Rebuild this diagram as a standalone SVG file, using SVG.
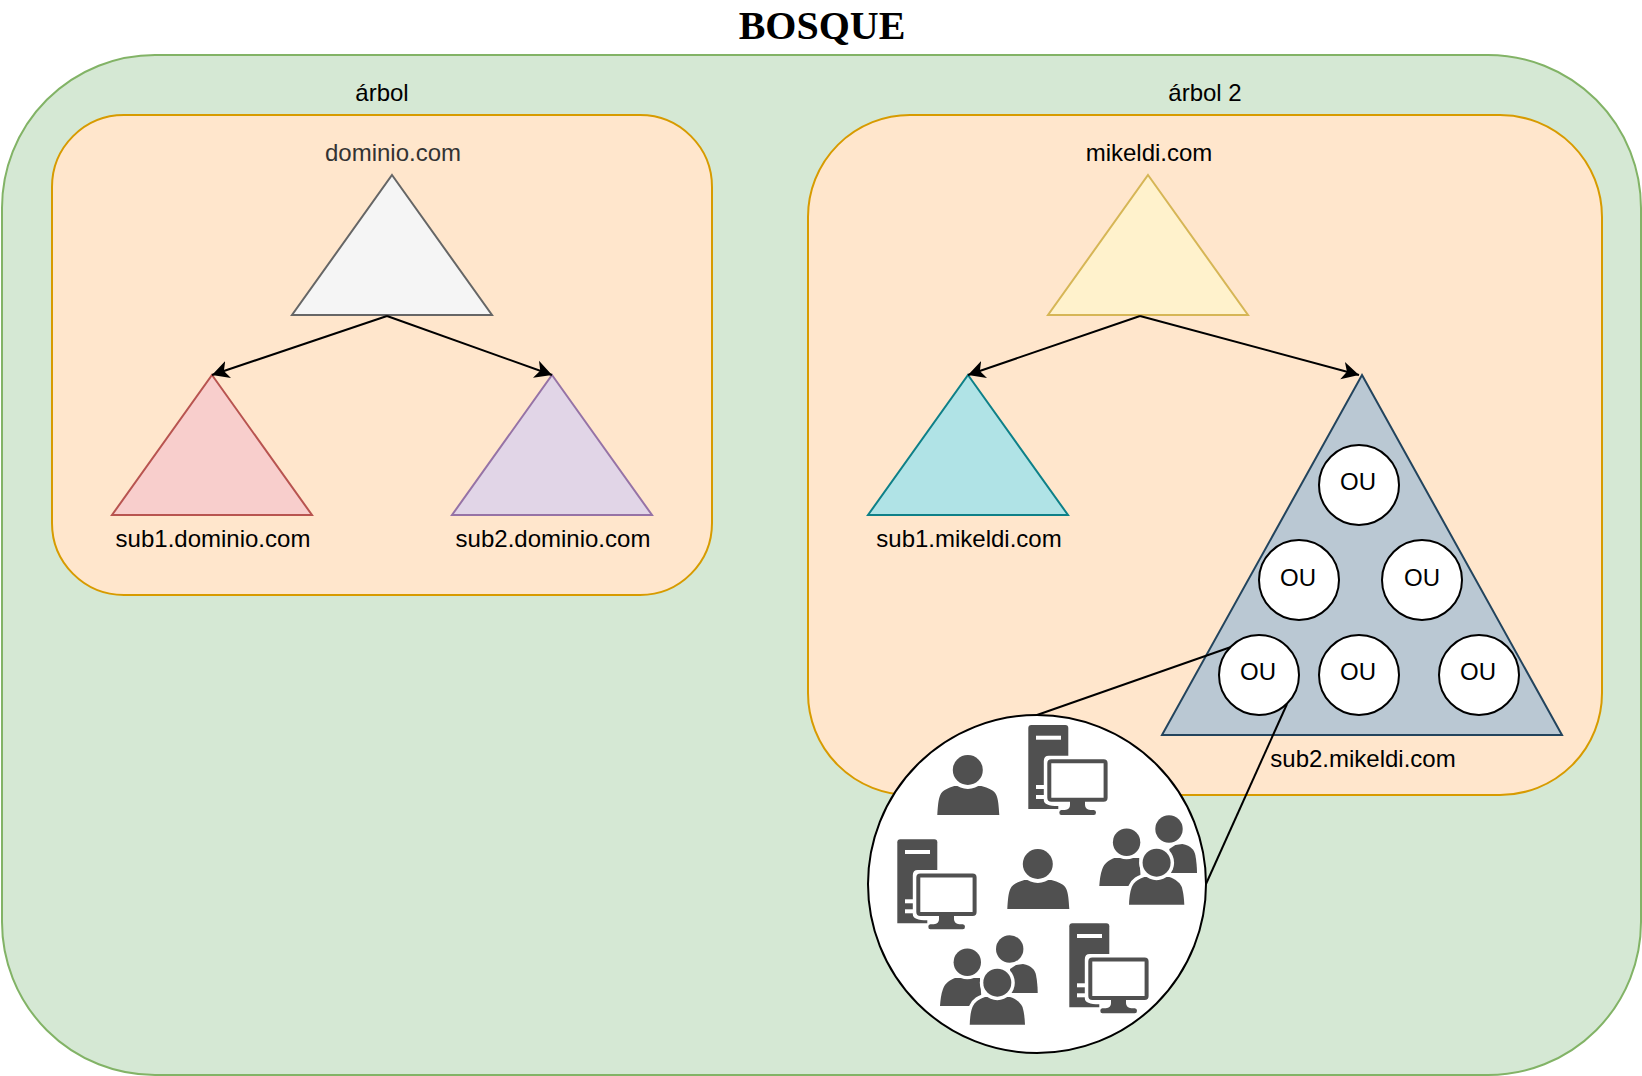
<svg xmlns="http://www.w3.org/2000/svg" xmlns:xlink="http://www.w3.org/1999/xlink" width="1642" height="1076" viewBox="0 0 1642 1076">
<style>
text{font-family:"Liberation Sans",Arial,sans-serif;font-size:24px;fill:#000;text-anchor:middle}
.title{font-family:"Liberation Serif","Times New Roman",serif;font-size:40px;font-weight:bold}
.s{stroke-width:2}
.conn{fill:none;stroke:#000;stroke-width:2}
.ou{fill:#fff;stroke:#000;stroke-width:2}
.ic{fill:#505050}
.w{fill:#fff}
</style>
<defs>
<marker id="arrow" markerUnits="userSpaceOnUse" markerWidth="20" markerHeight="20" refX="17" refY="10" orient="auto">
<path d="M0 1 L17 10 L0 19 L4.500 10 Z" fill="#000"/>
</marker>
<g id="person">
<path class="ic" d="M0 60 C0.5 52 1 44 3 40 C5 35 11 33 17 31 L44 31 C51 33 57 35 59 40 C61 44 61.500 52 62 60 Z"/>
<circle class="w" cx="30.500" cy="15" r="19"/>
<circle class="ic" cx="30.500" cy="15" r="15"/>
</g>
<g id="people">
<g transform="translate(42,0)"><path class="ic" d="M28 58 L28 34 L34 30 L41 29 C50 31 53 35 54 40 C55 45 55.700 52 55.700 58 Z"/><circle class="w" cx="27.700" cy="14" r="17"/><circle class="ic" cx="27.700" cy="14" r="13.700"/></g>
<g><path class="ic" d="M0 71 C0.500 65 1 59 3 54 C5 48 10 45 15 43 L40 43 L42 71 Z"/><circle class="w" cx="27.300" cy="27.300" r="17"/><circle class="ic" cx="27.300" cy="27.300" r="13.700"/></g>
<path class="ic" stroke="#fff" stroke-width="7" paint-order="stroke" d="M29.700 89.700 C30 83 30.500 77 32.500 72 C35 66 40 64 45 62 L70 62 C76 64 80 67 82.500 72 C84 77 84.700 83 85 89.700 Z"/>
<circle class="w" cx="57.300" cy="47.700" r="17.500"/>
<circle class="ic" cx="57.300" cy="47.700" r="14"/>
</g>
<g id="server">
<path class="ic" d="M0 84 L0 3 Q0 0 3 0 L37 0 Q40 0 40 3 L40 84 Z"/>
<rect class="w" x="7.700" y="10.700" width="25" height="4"/>
<rect class="w" x="7.700" y="60" width="10" height="4"/>
<rect class="w" x="7.700" y="70" width="10" height="4"/>
<path class="w" d="M15.500 36 Q15.500 30.800 20.500 30.800 L82.800 30.800 L82.800 80.200 L43 80.200 L43 86 L30 86 L30 81 Q15.500 81 15.500 75 Z"/>
<rect x="21" y="36.300" width="56.300" height="38.400" rx="2" fill="#fff" stroke="#505050" stroke-width="4"/>
<path class="ic" d="M41.700 76 L56.700 76 L56.700 80 Q57 84.700 62 85 L65.500 85 Q67.700 85 67.700 87.500 Q67.700 90 65.500 90 L33 90 Q31 90 31 87.500 Q31 85 33 85 L36.500 85 Q41.700 84.700 41.700 80 Z"/>
</g>
</defs>
<g id="forest">
<rect class="s" x="2" y="55" width="1639" height="1020" rx="153" ry="153" fill="#d5e8d4" stroke="#82b366"/>
<text class="title" x="822" y="39">BOSQUE</text>
</g>
<g id="tree1">
<rect class="s" x="52" y="115" width="660" height="480" rx="72" ry="72" fill="#ffe6cc" stroke="#d79b00"/>
<text x="382" y="101">árbol</text>
</g>
<g id="tree2">
<rect class="s" x="808" y="115" width="794" height="680" rx="102" ry="102" fill="#ffe6cc" stroke="#d79b00"/>
<text x="1205" y="101">árbol 2</text>
</g>
<g id="dominio">
<polygon class="s" points="392,175 492,315 292,315" fill="#f5f5f5" stroke="#666666"/>
<text x="393" y="161" style="fill:#333333">dominio.com</text>
</g>
<g id="sub1-dominio">
<polygon class="s" points="212,375 312,515 112,515" fill="#f8cecc" stroke="#b85450"/>
<text x="213" y="547">sub1.dominio.com</text>
</g>
<g id="sub2-dominio">
<polygon class="s" points="552,375 652,515 452,515" fill="#e1d5e7" stroke="#9673a6"/>
<text x="553" y="547">sub2.dominio.com</text>
</g>
<g id="mikeldi">
<polygon class="s" points="1148,175 1248,315 1048,315" fill="#fff2cc" stroke="#d6b656"/>
<text x="1149" y="161">mikeldi.com</text>
</g>
<g id="sub1-mikeldi">
<polygon class="s" points="968,375 1068,515 868,515" fill="#b0e3e6" stroke="#0e8088"/>
<text x="969" y="547">sub1.mikeldi.com</text>
</g>
<g id="sub2-mikeldi">
<polygon class="s" points="1362,375 1562,735 1162,735" fill="#bac8d3" stroke="#23445d"/>
<text x="1363" y="767">sub2.mikeldi.com</text>
</g>
<g id="ou1"><circle class="ou" cx="1359" cy="485" r="40"/><text x="1358" y="490">OU</text></g>
<g id="ou2"><circle class="ou" cx="1299" cy="580" r="40"/><text x="1298" y="586">OU</text></g>
<g id="ou3"><circle class="ou" cx="1422" cy="580" r="40"/><text x="1422" y="586">OU</text></g>
<g id="ou4"><circle class="ou" cx="1259" cy="675" r="40"/><text x="1258" y="680">OU</text></g>
<g id="ou5"><circle class="ou" cx="1359" cy="675" r="40"/><text x="1358" y="680">OU</text></g>
<g id="ou6"><circle class="ou" cx="1479" cy="675" r="40"/><text x="1478" y="680">OU</text></g>
<g id="connectors">
<line class="conn" x1="387" y1="316" x2="212" y2="375" marker-end="url(#arrow)"/>
<line class="conn" x1="387" y1="316" x2="552" y2="375" marker-end="url(#arrow)"/>
<line class="conn" x1="1140" y1="316" x2="968" y2="375" marker-end="url(#arrow)"/>
<line class="conn" x1="1140" y1="316" x2="1359" y2="375" marker-end="url(#arrow)"/>
<line class="conn" x1="1037" y1="715" x2="1231" y2="647"/>
<line class="conn" x1="1206" y1="884" x2="1287" y2="704"/>
</g>
<g id="detail">
<circle cx="1037" cy="884" r="169" fill="#fff" stroke="#000" stroke-width="2"/>
<use href="#person" x="937.300" y="755"/>
<use href="#person" x="1007.300" y="849"/>
<use href="#server" x="1028.300" y="725"/>
<use href="#server" x="897.300" y="839.300"/>
<use href="#server" x="1069.300" y="923.300"/>
<use href="#people" x="1099.300" y="815"/>
<use href="#people" x="940" y="935"/>
</g>
</svg>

◇ ◇ ◇ ◇

Given instruction
Write out the full set of lines verbatim, without the pictures.

Solved problem
Rebuild this diagram as a standalone SVG file, using SVG.
<svg xmlns="http://www.w3.org/2000/svg" xmlns:xlink="http://www.w3.org/1999/xlink" width="1642" height="1076" viewBox="0 0 1642 1076">
<style>
text{font-family:"Liberation Sans",Arial,sans-serif;font-size:24px;fill:#000;text-anchor:middle}
.title{font-family:"Liberation Serif","Times New Roman",serif;font-size:40px;font-weight:bold}
.s{stroke-width:2}
.conn{fill:none;stroke:#000;stroke-width:2}
.ou{fill:#fff;stroke:#000;stroke-width:2}
.ic{fill:#505050}
.w{fill:#fff}
</style>
<defs>
<marker id="arrow" markerUnits="userSpaceOnUse" markerWidth="20" markerHeight="20" refX="17" refY="10" orient="auto">
<path d="M0 1 L17 10 L0 19 L4.500 10 Z" fill="#000"/>
</marker>
<g id="person">
<path class="ic" d="M0 60 C0.5 52 1 44 3 40 C5 35 11 33 17 31 L44 31 C51 33 57 35 59 40 C61 44 61.500 52 62 60 Z"/>
<circle class="w" cx="30.500" cy="15" r="19"/>
<circle class="ic" cx="30.500" cy="15" r="15"/>
</g>
<g id="people">
<g transform="translate(42,0)"><path class="ic" d="M28 58 L28 34 L34 30 L41 29 C50 31 53 35 54 40 C55 45 55.700 52 55.700 58 Z"/><circle class="w" cx="27.700" cy="14" r="17"/><circle class="ic" cx="27.700" cy="14" r="13.700"/></g>
<g><path class="ic" d="M0 71 C0.500 65 1 59 3 54 C5 48 10 45 15 43 L40 43 L42 71 Z"/><circle class="w" cx="27.300" cy="27.300" r="17"/><circle class="ic" cx="27.300" cy="27.300" r="13.700"/></g>
<path class="ic" stroke="#fff" stroke-width="7" paint-order="stroke" d="M29.700 89.700 C30 83 30.500 77 32.500 72 C35 66 40 64 45 62 L70 62 C76 64 80 67 82.500 72 C84 77 84.700 83 85 89.700 Z"/>
<circle class="w" cx="57.300" cy="47.700" r="17.500"/>
<circle class="ic" cx="57.300" cy="47.700" r="14"/>
</g>
<g id="server">
<path class="ic" d="M0 84 L0 3 Q0 0 3 0 L37 0 Q40 0 40 3 L40 84 Z"/>
<rect class="w" x="7.700" y="10.700" width="25" height="4"/>
<rect class="w" x="7.700" y="60" width="10" height="4"/>
<rect class="w" x="7.700" y="70" width="10" height="4"/>
<path class="w" d="M15.500 36 Q15.500 30.800 20.500 30.800 L82.800 30.800 L82.800 80.200 L43 80.200 L43 86 L30 86 L30 81 Q15.500 81 15.500 75 Z"/>
<rect x="21" y="36.300" width="56.300" height="38.400" rx="2" fill="#fff" stroke="#505050" stroke-width="4"/>
<path class="ic" d="M41.700 76 L56.700 76 L56.700 80 Q57 84.700 62 85 L65.500 85 Q67.700 85 67.700 87.500 Q67.700 90 65.500 90 L33 90 Q31 90 31 87.500 Q31 85 33 85 L36.500 85 Q41.700 84.700 41.700 80 Z"/>
</g>
</defs>
<g id="forest">
<rect class="s" x="2" y="55" width="1639" height="1020" rx="153" ry="153" fill="#d5e8d4" stroke="#82b366"/>
<text class="title" x="822" y="39">BOSQUE</text>
</g>
<g id="tree1">
<rect class="s" x="52" y="115" width="660" height="480" rx="72" ry="72" fill="#ffe6cc" stroke="#d79b00"/>
<text x="382" y="101">árbol</text>
</g>
<g id="tree2">
<rect class="s" x="808" y="115" width="794" height="680" rx="102" ry="102" fill="#ffe6cc" stroke="#d79b00"/>
<text x="1205" y="101">árbol 2</text>
</g>
<g id="dominio">
<polygon class="s" points="392,175 492,315 292,315" fill="#f5f5f5" stroke="#666666"/>
<text x="393" y="161" style="fill:#333333">dominio.com</text>
</g>
<g id="sub1-dominio">
<polygon class="s" points="212,375 312,515 112,515" fill="#f8cecc" stroke="#b85450"/>
<text x="213" y="547">sub1.dominio.com</text>
</g>
<g id="sub2-dominio">
<polygon class="s" points="552,375 652,515 452,515" fill="#e1d5e7" stroke="#9673a6"/>
<text x="553" y="547">sub2.dominio.com</text>
</g>
<g id="mikeldi">
<polygon class="s" points="1148,175 1248,315 1048,315" fill="#fff2cc" stroke="#d6b656"/>
<text x="1149" y="161">mikeldi.com</text>
</g>
<g id="sub1-mikeldi">
<polygon class="s" points="968,375 1068,515 868,515" fill="#b0e3e6" stroke="#0e8088"/>
<text x="969" y="547">sub1.mikeldi.com</text>
</g>
<g id="sub2-mikeldi">
<polygon class="s" points="1362,375 1562,735 1162,735" fill="#bac8d3" stroke="#23445d"/>
<text x="1363" y="767">sub2.mikeldi.com</text>
</g>
<g id="ou1"><circle class="ou" cx="1359" cy="485" r="40"/><text x="1358" y="490">OU</text></g>
<g id="ou2"><circle class="ou" cx="1299" cy="580" r="40"/><text x="1298" y="586">OU</text></g>
<g id="ou3"><circle class="ou" cx="1422" cy="580" r="40"/><text x="1422" y="586">OU</text></g>
<g id="ou4"><circle class="ou" cx="1259" cy="675" r="40"/><text x="1258" y="680">OU</text></g>
<g id="ou5"><circle class="ou" cx="1359" cy="675" r="40"/><text x="1358" y="680">OU</text></g>
<g id="ou6"><circle class="ou" cx="1479" cy="675" r="40"/><text x="1478" y="680">OU</text></g>
<g id="connectors">
<line class="conn" x1="387" y1="316" x2="212" y2="375" marker-end="url(#arrow)"/>
<line class="conn" x1="387" y1="316" x2="552" y2="375" marker-end="url(#arrow)"/>
<line class="conn" x1="1140" y1="316" x2="968" y2="375" marker-end="url(#arrow)"/>
<line class="conn" x1="1140" y1="316" x2="1359" y2="375" marker-end="url(#arrow)"/>
<line class="conn" x1="1037" y1="715" x2="1231" y2="647"/>
<line class="conn" x1="1206" y1="884" x2="1287" y2="704"/>
</g>
<g id="detail">
<circle cx="1037" cy="884" r="169" fill="#fff" stroke="#000" stroke-width="2"/>
<use href="#person" x="937.300" y="755"/>
<use href="#person" x="1007.300" y="849"/>
<use href="#server" x="1028.300" y="725"/>
<use href="#server" x="897.300" y="839.300"/>
<use href="#server" x="1069.300" y="923.300"/>
<use href="#people" x="1099.300" y="815"/>
<use href="#people" x="940" y="935"/>
</g>
</svg>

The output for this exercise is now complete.